Sur Terre, la piste des sources hydrothermales
On comprend en effet, quelques années plus tard, que "l'atmosphère primitive n'était pas dominée par du méthane mais du dioxyde de carbone ", signale André Brack, directeur de recherche émérite au Centre de biophysique moléculaire à Orléans. Or, quand on réitère les travaux de Stanley Miller avec cet autre mélange, les produits sont beaucoup plus restreints ! "L'atmosphère originelle n'était donc probablement pas la filière principale pour faire démarrer la vie ", conclut le chercheur.

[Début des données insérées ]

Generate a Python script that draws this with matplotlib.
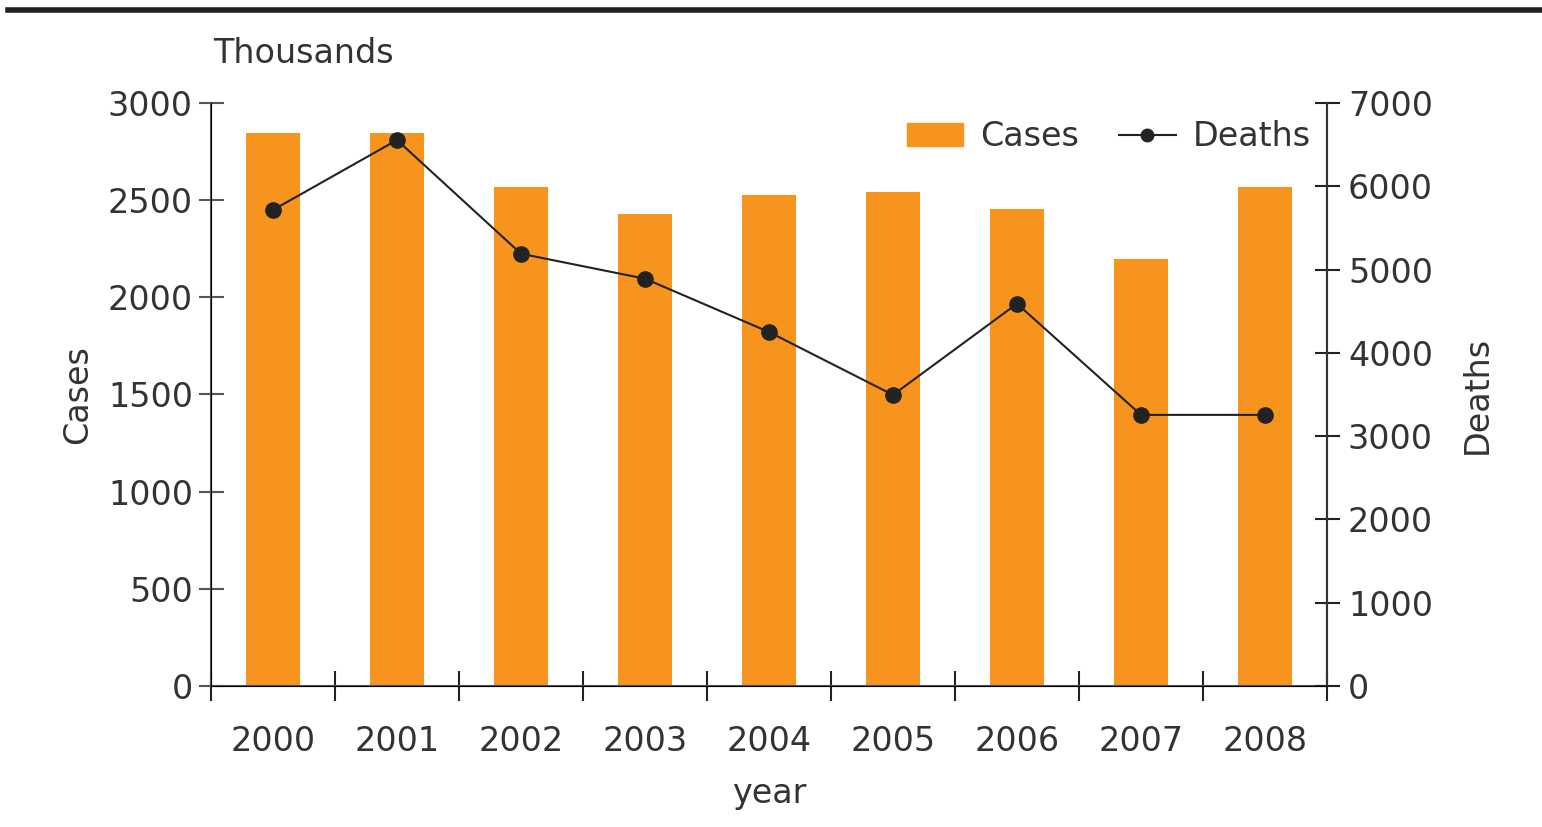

À la fin des années 1970, l'attention se déporte vers le fond des océans. Grâce à un sous-marin de l'armée américaine, l'Alvin, des sources hydrothermales sont effectivement repérées au large des îles Galapagos dans le Pacifique, à près de 3000 mètres de profondeur. Autour de ces geysers qui longent les plaques tectoniques de notre planète, la pression peut dépasser 600 bars et la température 410 °C.
Mais ce sont de véritables oasis de vie, abritant jusqu'à 100.000 fois plus de biomasse (microbes, vers, crustacés…) que dans le reste du milieu abyssal. Ils éjectent surtout, dans les volutes d'eau, tous les éléments des expériences de Miller : du dihydrogène, de l'ammoniac ainsi que plusieurs sources de carbone comme le méthane, le gaz carbonique et le monoxyde de carbone. On y trouve aussi une variété de minéraux et métaux (lithium, fer, manganèse…) pouvant accélérer les réactions chimiques et produire ainsi de grandes quantités de molécules organiques.
Ces réacteurs naturels auraient donc pu alimenter la chimie nécessaire à l'émergence de la vie. Il est toutefois extrêmement difficile, dans des milieux aussi hostiles et à partir des quelques prélèvements in situ, de connaître précisément les processus qui s'y déroulent. Et "discerner, en particulier, les molécules organiques d'origine biotique ou abiotique. Car au niveau des sources hydrothermales comme dans les autres environnements terrestres, la vie s'est immiscée partout. Elle a profondément modifié notre planète, plus rien n'étant totalement abiotique ", observe Caroline Freissinet.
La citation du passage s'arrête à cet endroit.